Written task:
Repeat the material below exactly, with no pictures.

--- start Supplied material ---

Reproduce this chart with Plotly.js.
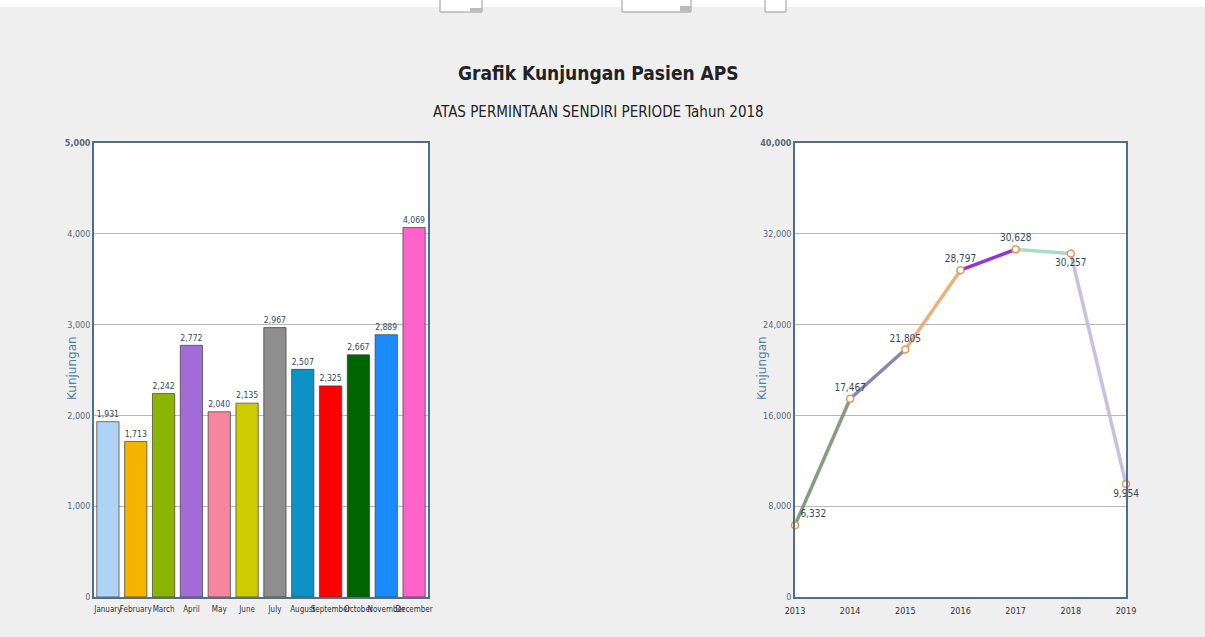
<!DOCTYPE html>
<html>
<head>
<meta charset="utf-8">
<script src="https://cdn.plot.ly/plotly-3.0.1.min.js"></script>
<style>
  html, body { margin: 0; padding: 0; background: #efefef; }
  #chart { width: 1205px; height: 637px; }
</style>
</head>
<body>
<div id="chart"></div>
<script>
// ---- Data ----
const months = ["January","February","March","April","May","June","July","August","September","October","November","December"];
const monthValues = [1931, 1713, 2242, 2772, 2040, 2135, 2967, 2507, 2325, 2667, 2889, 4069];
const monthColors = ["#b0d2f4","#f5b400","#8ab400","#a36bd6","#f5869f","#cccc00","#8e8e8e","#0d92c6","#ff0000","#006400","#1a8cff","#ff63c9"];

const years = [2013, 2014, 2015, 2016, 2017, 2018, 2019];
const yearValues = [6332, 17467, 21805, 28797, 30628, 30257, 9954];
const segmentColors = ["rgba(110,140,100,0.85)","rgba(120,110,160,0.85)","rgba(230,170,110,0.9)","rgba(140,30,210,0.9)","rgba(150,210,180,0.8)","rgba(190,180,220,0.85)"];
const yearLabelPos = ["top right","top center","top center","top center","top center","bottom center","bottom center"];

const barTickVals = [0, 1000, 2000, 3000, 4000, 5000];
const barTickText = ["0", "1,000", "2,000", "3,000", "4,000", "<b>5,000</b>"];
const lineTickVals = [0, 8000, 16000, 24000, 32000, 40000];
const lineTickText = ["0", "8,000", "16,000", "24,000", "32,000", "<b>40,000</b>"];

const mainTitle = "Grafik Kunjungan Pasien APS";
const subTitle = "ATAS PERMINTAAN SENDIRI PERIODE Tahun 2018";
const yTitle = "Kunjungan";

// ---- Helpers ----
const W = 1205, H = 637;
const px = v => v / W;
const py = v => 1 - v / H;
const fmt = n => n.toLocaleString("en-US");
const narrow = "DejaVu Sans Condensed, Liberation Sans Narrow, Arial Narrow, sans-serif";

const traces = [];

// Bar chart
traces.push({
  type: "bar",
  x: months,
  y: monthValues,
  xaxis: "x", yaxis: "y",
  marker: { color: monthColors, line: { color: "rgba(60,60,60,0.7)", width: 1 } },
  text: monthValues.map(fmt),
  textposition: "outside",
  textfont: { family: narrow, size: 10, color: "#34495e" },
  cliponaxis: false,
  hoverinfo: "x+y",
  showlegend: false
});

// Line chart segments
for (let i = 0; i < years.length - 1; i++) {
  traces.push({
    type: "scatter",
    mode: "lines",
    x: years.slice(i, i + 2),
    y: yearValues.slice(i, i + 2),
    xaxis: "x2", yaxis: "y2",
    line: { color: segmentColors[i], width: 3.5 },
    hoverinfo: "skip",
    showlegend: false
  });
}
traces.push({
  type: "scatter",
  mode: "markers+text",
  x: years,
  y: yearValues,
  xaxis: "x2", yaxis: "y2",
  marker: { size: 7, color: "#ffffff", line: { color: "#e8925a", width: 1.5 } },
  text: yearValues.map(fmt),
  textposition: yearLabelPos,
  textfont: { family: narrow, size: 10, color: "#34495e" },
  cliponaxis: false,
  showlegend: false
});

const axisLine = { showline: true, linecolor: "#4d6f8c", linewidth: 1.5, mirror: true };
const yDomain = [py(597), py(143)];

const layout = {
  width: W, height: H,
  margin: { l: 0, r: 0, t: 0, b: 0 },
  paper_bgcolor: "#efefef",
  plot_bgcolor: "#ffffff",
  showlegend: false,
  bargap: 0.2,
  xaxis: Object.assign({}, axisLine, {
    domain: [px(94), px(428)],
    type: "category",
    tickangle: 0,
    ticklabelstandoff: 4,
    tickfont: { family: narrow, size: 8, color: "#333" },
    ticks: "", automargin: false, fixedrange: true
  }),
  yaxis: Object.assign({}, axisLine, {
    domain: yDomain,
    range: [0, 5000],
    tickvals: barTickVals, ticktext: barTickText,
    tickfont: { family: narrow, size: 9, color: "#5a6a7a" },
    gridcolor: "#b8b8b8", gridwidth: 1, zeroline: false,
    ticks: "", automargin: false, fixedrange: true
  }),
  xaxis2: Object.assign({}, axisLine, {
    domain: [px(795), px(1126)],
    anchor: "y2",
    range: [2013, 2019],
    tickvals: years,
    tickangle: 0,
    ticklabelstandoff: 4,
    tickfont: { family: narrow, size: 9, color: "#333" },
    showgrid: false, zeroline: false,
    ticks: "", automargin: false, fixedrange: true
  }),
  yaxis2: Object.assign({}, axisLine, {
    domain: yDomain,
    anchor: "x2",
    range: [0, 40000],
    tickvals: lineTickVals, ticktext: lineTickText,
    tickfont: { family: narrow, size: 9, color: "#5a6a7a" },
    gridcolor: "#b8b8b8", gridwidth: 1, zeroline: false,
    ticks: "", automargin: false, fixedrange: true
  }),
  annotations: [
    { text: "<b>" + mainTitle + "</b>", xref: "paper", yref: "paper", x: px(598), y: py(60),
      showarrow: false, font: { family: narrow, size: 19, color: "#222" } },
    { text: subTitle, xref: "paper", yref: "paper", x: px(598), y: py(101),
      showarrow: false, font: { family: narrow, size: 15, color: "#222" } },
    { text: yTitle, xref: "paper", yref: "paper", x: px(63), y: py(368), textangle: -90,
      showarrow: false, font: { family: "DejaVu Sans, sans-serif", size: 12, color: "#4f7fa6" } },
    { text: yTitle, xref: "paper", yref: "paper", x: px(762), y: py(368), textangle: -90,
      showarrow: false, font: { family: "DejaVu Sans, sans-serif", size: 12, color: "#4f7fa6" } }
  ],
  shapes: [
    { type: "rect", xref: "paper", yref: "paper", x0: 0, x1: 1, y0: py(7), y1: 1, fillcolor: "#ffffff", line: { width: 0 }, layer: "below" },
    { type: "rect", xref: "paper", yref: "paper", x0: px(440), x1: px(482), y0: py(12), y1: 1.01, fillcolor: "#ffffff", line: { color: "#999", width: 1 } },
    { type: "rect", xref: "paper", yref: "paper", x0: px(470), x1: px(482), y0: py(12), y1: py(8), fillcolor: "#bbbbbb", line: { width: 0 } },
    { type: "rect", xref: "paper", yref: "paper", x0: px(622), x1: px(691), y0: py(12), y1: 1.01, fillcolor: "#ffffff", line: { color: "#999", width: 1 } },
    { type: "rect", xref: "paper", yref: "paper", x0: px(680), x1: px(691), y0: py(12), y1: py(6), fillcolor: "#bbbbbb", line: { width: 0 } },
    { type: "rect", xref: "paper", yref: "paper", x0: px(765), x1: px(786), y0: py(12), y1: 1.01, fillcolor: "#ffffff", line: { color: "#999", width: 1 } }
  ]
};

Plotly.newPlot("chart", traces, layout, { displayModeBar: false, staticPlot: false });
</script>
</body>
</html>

--- end Supplied material ---

Reply:
Reproduce this chart with Plotly.js.
<!DOCTYPE html>
<html>
<head>
<meta charset="utf-8">
<script src="https://cdn.plot.ly/plotly-3.0.1.min.js"></script>
<style>
  html, body { margin: 0; padding: 0; background: #efefef; }
  #chart { width: 1205px; height: 637px; }
</style>
</head>
<body>
<div id="chart"></div>
<script>
// ---- Data ----
const months = ["January","February","March","April","May","June","July","August","September","October","November","December"];
const monthValues = [1931, 1713, 2242, 2772, 2040, 2135, 2967, 2507, 2325, 2667, 2889, 4069];
const monthColors = ["#b0d2f4","#f5b400","#8ab400","#a36bd6","#f5869f","#cccc00","#8e8e8e","#0d92c6","#ff0000","#006400","#1a8cff","#ff63c9"];

const years = [2013, 2014, 2015, 2016, 2017, 2018, 2019];
const yearValues = [6332, 17467, 21805, 28797, 30628, 30257, 9954];
const segmentColors = ["rgba(110,140,100,0.85)","rgba(120,110,160,0.85)","rgba(230,170,110,0.9)","rgba(140,30,210,0.9)","rgba(150,210,180,0.8)","rgba(190,180,220,0.85)"];
const yearLabelPos = ["top right","top center","top center","top center","top center","bottom center","bottom center"];

const barTickVals = [0, 1000, 2000, 3000, 4000, 5000];
const barTickText = ["0", "1,000", "2,000", "3,000", "4,000", "<b>5,000</b>"];
const lineTickVals = [0, 8000, 16000, 24000, 32000, 40000];
const lineTickText = ["0", "8,000", "16,000", "24,000", "32,000", "<b>40,000</b>"];

const mainTitle = "Grafik Kunjungan Pasien APS";
const subTitle = "ATAS PERMINTAAN SENDIRI PERIODE Tahun 2018";
const yTitle = "Kunjungan";

// ---- Helpers ----
const W = 1205, H = 637;
const px = v => v / W;
const py = v => 1 - v / H;
const fmt = n => n.toLocaleString("en-US");
const narrow = "DejaVu Sans Condensed, Liberation Sans Narrow, Arial Narrow, sans-serif";

const traces = [];

// Bar chart
traces.push({
  type: "bar",
  x: months,
  y: monthValues,
  xaxis: "x", yaxis: "y",
  marker: { color: monthColors, line: { color: "rgba(60,60,60,0.7)", width: 1 } },
  text: monthValues.map(fmt),
  textposition: "outside",
  textfont: { family: narrow, size: 10, color: "#34495e" },
  cliponaxis: false,
  hoverinfo: "x+y",
  showlegend: false
});

// Line chart segments
for (let i = 0; i < years.length - 1; i++) {
  traces.push({
    type: "scatter",
    mode: "lines",
    x: years.slice(i, i + 2),
    y: yearValues.slice(i, i + 2),
    xaxis: "x2", yaxis: "y2",
    line: { color: segmentColors[i], width: 3.5 },
    hoverinfo: "skip",
    showlegend: false
  });
}
traces.push({
  type: "scatter",
  mode: "markers+text",
  x: years,
  y: yearValues,
  xaxis: "x2", yaxis: "y2",
  marker: { size: 7, color: "#ffffff", line: { color: "#e8925a", width: 1.5 } },
  text: yearValues.map(fmt),
  textposition: yearLabelPos,
  textfont: { family: narrow, size: 10, color: "#34495e" },
  cliponaxis: false,
  showlegend: false
});

const axisLine = { showline: true, linecolor: "#4d6f8c", linewidth: 1.5, mirror: true };
const yDomain = [py(597), py(143)];

const layout = {
  width: W, height: H,
  margin: { l: 0, r: 0, t: 0, b: 0 },
  paper_bgcolor: "#efefef",
  plot_bgcolor: "#ffffff",
  showlegend: false,
  bargap: 0.2,
  xaxis: Object.assign({}, axisLine, {
    domain: [px(94), px(428)],
    type: "category",
    tickangle: 0,
    ticklabelstandoff: 4,
    tickfont: { family: narrow, size: 8, color: "#333" },
    ticks: "", automargin: false, fixedrange: true
  }),
  yaxis: Object.assign({}, axisLine, {
    domain: yDomain,
    range: [0, 5000],
    tickvals: barTickVals, ticktext: barTickText,
    tickfont: { family: narrow, size: 9, color: "#5a6a7a" },
    gridcolor: "#b8b8b8", gridwidth: 1, zeroline: false,
    ticks: "", automargin: false, fixedrange: true
  }),
  xaxis2: Object.assign({}, axisLine, {
    domain: [px(795), px(1126)],
    anchor: "y2",
    range: [2013, 2019],
    tickvals: years,
    tickangle: 0,
    ticklabelstandoff: 4,
    tickfont: { family: narrow, size: 9, color: "#333" },
    showgrid: false, zeroline: false,
    ticks: "", automargin: false, fixedrange: true
  }),
  yaxis2: Object.assign({}, axisLine, {
    domain: yDomain,
    anchor: "x2",
    range: [0, 40000],
    tickvals: lineTickVals, ticktext: lineTickText,
    tickfont: { family: narrow, size: 9, color: "#5a6a7a" },
    gridcolor: "#b8b8b8", gridwidth: 1, zeroline: false,
    ticks: "", automargin: false, fixedrange: true
  }),
  annotations: [
    { text: "<b>" + mainTitle + "</b>", xref: "paper", yref: "paper", x: px(598), y: py(60),
      showarrow: false, font: { family: narrow, size: 19, color: "#222" } },
    { text: subTitle, xref: "paper", yref: "paper", x: px(598), y: py(101),
      showarrow: false, font: { family: narrow, size: 15, color: "#222" } },
    { text: yTitle, xref: "paper", yref: "paper", x: px(63), y: py(368), textangle: -90,
      showarrow: false, font: { family: "DejaVu Sans, sans-serif", size: 12, color: "#4f7fa6" } },
    { text: yTitle, xref: "paper", yref: "paper", x: px(762), y: py(368), textangle: -90,
      showarrow: false, font: { family: "DejaVu Sans, sans-serif", size: 12, color: "#4f7fa6" } }
  ],
  shapes: [
    { type: "rect", xref: "paper", yref: "paper", x0: 0, x1: 1, y0: py(7), y1: 1, fillcolor: "#ffffff", line: { width: 0 }, layer: "below" },
    { type: "rect", xref: "paper", yref: "paper", x0: px(440), x1: px(482), y0: py(12), y1: 1.01, fillcolor: "#ffffff", line: { color: "#999", width: 1 } },
    { type: "rect", xref: "paper", yref: "paper", x0: px(470), x1: px(482), y0: py(12), y1: py(8), fillcolor: "#bbbbbb", line: { width: 0 } },
    { type: "rect", xref: "paper", yref: "paper", x0: px(622), x1: px(691), y0: py(12), y1: 1.01, fillcolor: "#ffffff", line: { color: "#999", width: 1 } },
    { type: "rect", xref: "paper", yref: "paper", x0: px(680), x1: px(691), y0: py(12), y1: py(6), fillcolor: "#bbbbbb", line: { width: 0 } },
    { type: "rect", xref: "paper", yref: "paper", x0: px(765), x1: px(786), y0: py(12), y1: 1.01, fillcolor: "#ffffff", line: { color: "#999", width: 1 } }
  ]
};

Plotly.newPlot("chart", traces, layout, { displayModeBar: false, staticPlot: false });
</script>
</body>
</html>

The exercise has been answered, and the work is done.